TORONTO _ DHX Media Ltd. is beginning to see returns from its investments over the past three years to build its library and now expects spending to be more moderate, chief executive Dana Landry said Tuesday.
He said acquiring the Peanuts franchise _ in a US$345-million debt-financed deal that closed at the end of June _ has created a more diversified, stable business for DHX.
“Over 40 per cent of our revenues now come from licencing consumer products, compared with 18 per cent during the same period last year,” Landry said.
The Halifax-based company (TSX:DHX.B) has a three-pronged strategy: create or acquire child- and family-oriented content, generate revenue globally from its content and license merchandise based on its characters.
“The plan is to leverage our expertise to grow our existing brands through new original content,” Landry said. “This will allow us to add new categories and new territories in our consumer products portfolio.”
But he also said the company is putting a high priority on improving its free cash flow and is on track to reduce operating costs and leverage while improving revenue.
The company said it will realize its target of $11 million in total annualized acquisition-related synergies and cost reductions by the end of its 2019 financial year.
The comments came as DHX reported it earned $8.1 million or six cents per share, compared with a profit of $1.4 million or a penny per share a year ago.
Revenue for the three months ended Sept. 30 _ for the first quarter of its 2018 financial year _ grew to $98.6 million, compared with $53.8 million in the same quarter last year, in part because of its acquisition of the Peanuts and Strawberry Shortcake characters earlier this year.

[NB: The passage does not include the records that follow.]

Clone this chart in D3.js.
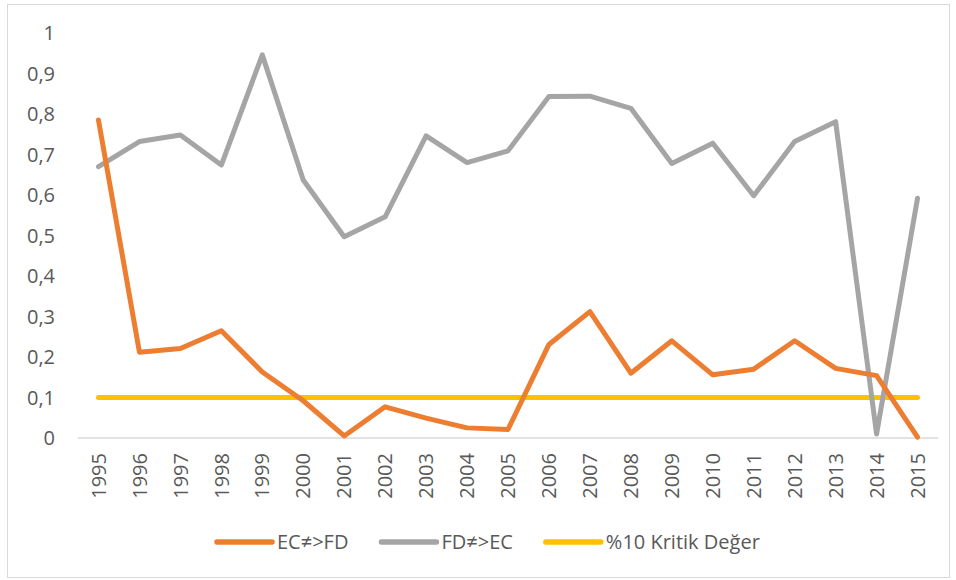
<!DOCTYPE html>
<html>
<head>
<meta charset="utf-8">
<script src="https://cdn.jsdelivr.net/npm/d3@7"></script>
<style>
  body { margin: 0; background: #fff; }
  text { font-family: "Open Sans", "Liberation Sans", sans-serif; fill: #595959; }
</style>
</head>
<body>
<div id="chart"></div>
<script>
var years = ['1995', '1996', '1997', '1998', '1999', '2000', '2001', '2002', '2003', '2004', '2005',
    '2006', '2007', '2008', '2009', '2010', '2011', '2012', '2013', '2014', '2015'];

var ecFd = [0.785, 0.212, 0.221, 0.265, 0.163, 0.092, 0.005, 0.077, 0.049, 0.025, 0.021,
    0.231, 0.312, 0.160, 0.240, 0.156, 0.170, 0.240, 0.172, 0.154, 0.002];

var fdEc = [0.670, 0.732, 0.748, 0.674, 0.946, 0.637, 0.497, 0.546, 0.746, 0.680, 0.709,
    0.843, 0.844, 0.814, 0.678, 0.728, 0.598, 0.732, 0.781, 0.010, 0.592];

var critical = [0.1, 0.1, 0.1, 0.1, 0.1, 0.1, 0.1, 0.1, 0.1, 0.1, 0.1,
    0.1, 0.1, 0.1, 0.1, 0.1, 0.1, 0.1, 0.1, 0.1, 0.1];

var yTicks = [0, 0.1, 0.2, 0.3, 0.4, 0.5, 0.6, 0.7, 0.8, 0.9, 1];

var series = [
    { name: 'EC≠>FD', values: ecFd, color: '#ED7D31' },
    { name: 'FD≠>EC', values: fdEc, color: '#A5A5A5' },
    { name: '%10 Kritik Değer', values: critical, color: '#FFC000' }
];

var width = 956;
var height = 580;
var margin = { top: 33, right: 18, bottom: 142, left: 78 };

var svg = d3.select('#chart')
    .append('svg')
    .attr('width', width)
    .attr('height', height);

// chart area border
svg.append('rect')
    .attr('x', 7.5)
    .attr('y', 4.5)
    .attr('width', 942)
    .attr('height', 573)
    .attr('fill', 'none')
    .attr('stroke', '#D9D9D9');

var x = d3.scaleBand()
    .domain(years)
    .range([margin.left, width - margin.right]);

var y = d3.scaleLinear()
    .domain([0, 1])
    .range([height - margin.bottom, margin.top]);

function cx(d, i) { return x(years[i]) + x.bandwidth() / 2; }

// y labels
svg.selectAll('.ylab')
    .data(yTicks)
    .enter().append('text')
    .attr('class', 'ylab')
    .attr('x', 55)
    .attr('y', function (d) { return y(d); })
    .attr('dy', '0.36em')
    .attr('text-anchor', 'end')
    .style('font-size', '20px')
    .text(function (d) { return String(d3.format('.1~f')(d)).replace('.', ','); });

// baseline
svg.append('line')
    .attr('x1', margin.left)
    .attr('x2', width - margin.right)
    .attr('y1', y(0))
    .attr('y2', y(0))
    .attr('stroke', '#D9D9D9')
    .attr('stroke-width', 1.5);

// x labels
svg.selectAll('.xlab')
    .data(years)
    .enter().append('text')
    .attr('class', 'xlab')
    .attr('transform', function (d) {
        return 'translate(' + (x(d) + x.bandwidth() / 2) + ',' + (y(0) + 15) + ') rotate(-90)';
    })
    .attr('dy', '0.36em')
    .attr('text-anchor', 'end')
    .style('font-size', '20px')
    .text(function (d) { return d; });

var line = d3.line()
    .x(cx)
    .y(function (d) { return y(d); });

// draw the critical value first, then the two test series
[series[2], series[1], series[0]].forEach(function (s) {
    svg.append('path')
        .datum(s.values)
        .attr('d', line)
        .attr('fill', 'none')
        .attr('stroke', s.color)
        .attr('stroke-width', 5)
        .attr('stroke-linejoin', 'round')
        .attr('stroke-linecap', 'round');
});

// legend, laid out left to right from the measured text widths
var legend = svg.append('g').attr('class', 'legend');
var lx = 217;
series.forEach(function (s) {
    var g = legend.append('g').attr('transform', 'translate(' + lx + ',542)');
    g.append('line')
        .attr('x1', 0)
        .attr('x2', 55)
        .attr('stroke', s.color)
        .attr('stroke-width', 5.5)
        .attr('stroke-linecap', 'round');
    var t = g.append('text')
        .attr('x', 60)
        .attr('dy', '0.36em')
        .style('font-size', '20px')
        .text(s.name);
    lx += 60 + t.node().getComputedTextLength() + 33;
});
</script>
</body>
</html>
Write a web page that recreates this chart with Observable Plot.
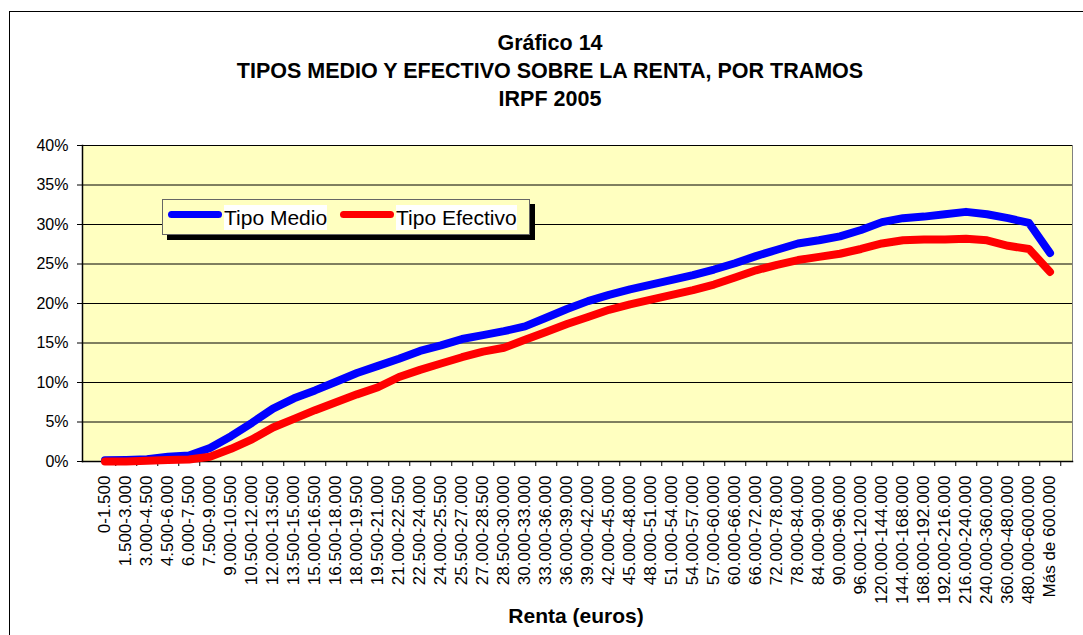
<!DOCTYPE html>
<html><head><meta charset="utf-8">
<script src="https://cdn.jsdelivr.net/npm/d3@7"></script>
<script src="https://cdn.jsdelivr.net/npm/@observablehq/plot@0.6"></script>
<style>
html,body{margin:0;padding:0;background:#fff;overflow:hidden;}
#wrap{position:relative;width:1083px;height:635px;overflow:hidden;font-family:"Liberation Sans",Arial,sans-serif;color:#000;}
#border{position:absolute;left:9px;top:11px;width:1200px;height:800px;border:1px solid #000;box-sizing:border-box;}
#chart{position:absolute;left:0;top:0;}
.title{position:absolute;left:0;width:1100px;text-align:center;font-weight:bold;font-size:21.5px;line-height:28px;top:29px;}
.xtitle{position:absolute;left:0;width:1152px;text-align:center;font-weight:bold;font-size:21px;line-height:28px;top:602px;}
#legend{position:absolute;left:162px;top:199px;width:366px;height:34px;background:#FFFFC0;border:1px solid #666;box-shadow:5px 5px 0 #000;}
#legend .sw{position:absolute;top:11px;width:54px;height:7px;border-radius:4px;}
#legend .lt{position:absolute;top:5px;background:#fff;font-size:21px;line-height:25px;white-space:nowrap;}
</style>
</head><body>
<div id="wrap">
  <div id="border"></div>
  <div id="chart"></div>
  <div class="title">Gráfico 14<br>TIPOS MEDIO Y EFECTIVO SOBRE LA RENTA, POR TRAMOS<br>IRPF 2005</div>
  <div class="xtitle">Renta (euros)</div>
  <div id="legend"></div>
</div>
<script>
const categories = ["0-1.500","1.500-3.000","3.000-4.500","4.500-6.000","6.000-7.500","7.500-9.000","9.000-10.500","10.500-12.000","12.000-13.500","13.500-15.000","15.000-16.500","16.500-18.000","18.000-19.500","19.500-21.000","21.000-22.500","22.500-24.000","24.000-25.500","25.500-27.000","27.000-28.500","28.500-30.000","30.000-33.000","33.000-36.000","36.000-39.000","39.000-42.000","42.000-45.000","45.000-48.000","48.000-51.000","51.000-54.000","54.000-57.000","57.000-60.000","60.000-66.000","66.000-72.000","72.000-78.000","78.000-84.000","84.000-90.000","90.000-96.000","96.000-120.000","120.000-144.000","144.000-168.000","168.000-192.000","192.000-216.000","216.000-240.000","240.000-360.000","360.000-480.000","480.000-600.000","Más de 600.000"];
const tipoMedio = [0.15,0.2,0.3,0.6,0.75,1.7,3.2,4.9,6.7,8.0,9.0,10.1,11.2,12.1,13.0,14.0,14.7,15.5,16.0,16.5,17.1,18.2,19.3,20.3,21.1,21.8,22.4,23.0,23.6,24.3,25.1,26.0,26.8,27.6,28.0,28.5,29.3,30.3,30.8,31.0,31.3,31.6,31.3,30.8,30.2,26.4];
const tipoEfectivo = [0.0,0.0,0.1,0.2,0.25,0.6,1.6,2.8,4.3,5.4,6.5,7.5,8.5,9.4,10.7,11.6,12.4,13.2,13.9,14.4,15.4,16.4,17.4,18.3,19.2,19.9,20.5,21.1,21.7,22.4,23.3,24.2,24.9,25.5,25.9,26.3,26.9,27.6,28.0,28.1,28.1,28.2,28.0,27.3,26.9,24.0];
const seriesNames = ["Tipo Medio","Tipo Efectivo"];
const seriesColors = ["#0000FF","#FF0000"];
const yTicks = [0,0.05,0.10,0.15,0.20,0.25,0.30,0.35,0.40];

const data = [
  ...categories.map((c,i)=>({cat:c, serie:seriesNames[0], v:tipoMedio[i]/100})),
  ...categories.map((c,i)=>({cat:c, serie:seriesNames[1], v:tipoEfectivo[i]/100}))
];

const W = 1083, H = 635, mL = 82, mR = 11, mT = 145, mB = 174;
const bw = (W - mL - mR) / categories.length;

const chart = Plot.plot({
  width: W, height: H,
  marginLeft: mL, marginRight: mR, marginTop: mT, marginBottom: mB,
  style: {fontFamily: '"Liberation Sans", Arial, sans-serif', fontSize: "16px", color: "#000", background: "transparent", overflow: "visible"},
  x: {type: "band", domain: categories, padding: 0, label: null},
  y: {domain: [0, 0.40], label: null},
  color: {domain: seriesNames, range: seriesColors},
  marks: [
    Plot.frame({fill: "#FFFFC0", stroke: "#808080"}),
    Plot.ruleY(yTicks.filter(d => d > 0), {stroke: "#000", strokeWidth: 1}),
    Plot.frame({anchor: "left", stroke: "#000", strokeWidth: 1.5}),
    Plot.frame({anchor: "bottom", stroke: "#000", strokeWidth: 1.5}),
    Plot.axisY({ticks: yTicks, tickFormat: d3.format(".0%"), tickSize: 5, tickPadding: 9, label: null, fontSize: 16}),
    Plot.axisX({tickRotate: -90, tickSize: 0, tickPadding: 14, label: null, fontSize: 17}),
    Plot.axisX({tickSize: 5, tickFormat: () => "", dx: bw / 2, label: null}),
    Plot.line(data, {x: "cat", y: "v", z: "serie", stroke: "serie", strokeWidth: 8, strokeLinejoin: "round", strokeLinecap: "round"})
  ]
});
document.getElementById("chart").appendChild(chart);

const legend = document.getElementById("legend");
const swLeft = [5, 177], txtLeft = [61, 233];
seriesNames.forEach((name, i) => {
  const sw = document.createElement("div");
  sw.className = "sw"; sw.style.left = swLeft[i] + "px"; sw.style.background = seriesColors[i];
  legend.appendChild(sw);
  const t = document.createElement("div");
  t.className = "lt"; t.style.left = txtLeft[i] + "px"; t.textContent = name;
  legend.appendChild(t);
});
</script>
</body></html>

Landry’s positive tone during the call with financial analysts was a marked contrast to his remarks while discussing DHX Media’s fourth quarter earlier this year, when he said the company had taken “corrective actions” to address “disappointing financial results.”
On Oct. 2, less than a week after Landry made that comment, DHX Media launched a strategic review of its alternatives _ including the possible sale of all or part of the company.
Landry said Tuesday that discussions with business partners and cost-cutting measures are proceeding as usual while a special committee of DHX directors undertakes the review.
Executive chairman Michael Donovan said the strategic review was launched in the context of DHX’s acquisition of the Peanuts franchise, but he declined to make specific comments about how long it will take.
He said that DHX sees Peanuts as a “core” holding but “we’re committed to exploring all options to enhance shareholder value. We’ll update shareholders when the process is complete.”